We awakened to 3 or 4 inches of fresh powder this morning; and Wyatt and Seth got first tracks in the neighborhood with their sleds. Seth won the prize for best wipe-out (with a nice strawberry on the chin to serve as witness), but both of them had some pretty mammoth runs down the (very steep) hill. A superb morning.
Last Wednesday, we walked into Lent via a humble Ash Wednesday liturgy with All Souls. It was quiet and beautiful and rich. And yesterday, we entered the second week of Lent, as we move further into the rhythm, further into this time for stripping bare and re-centering, a time for awaiting the hope of Easter. Miska and I, as usual, picked what each other would surrender for Lent. Miska has forfeited chocolate, and I am to give up … fear.

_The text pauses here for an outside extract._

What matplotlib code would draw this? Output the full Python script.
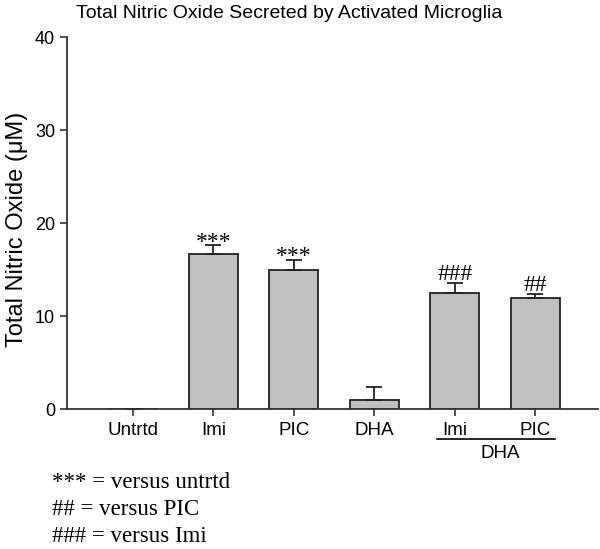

Steering clear of chocolate will be difficult for Miska, given her penchant for Starbucks no-fat, decaf mochas (her narcotic of choice) and the Maya truffles from our local chocalatier, Gearhart’s. However, willpower and emptying the cupboards of offending items will see her through. That’s her story, though, not mine. I’ll leave it there.
Fear, however – now that’s a tricky one. I can’t exactly leave off fear by resisting to turn into Bucks’ drive-thru. I haven’t yet discovered a way to empty fear out of the pantry (though I’d love to try if you have any suggestions). I can’t turn fear off at 8 p.m., like last year’s discipline – no computer after 8. Miska picked exactly the right discipline for me, one that gets at the heart of my brokeness, one that touches my place of deepest need for Resurrection. But this I know: willpower alone will not get me through. I need Jesus.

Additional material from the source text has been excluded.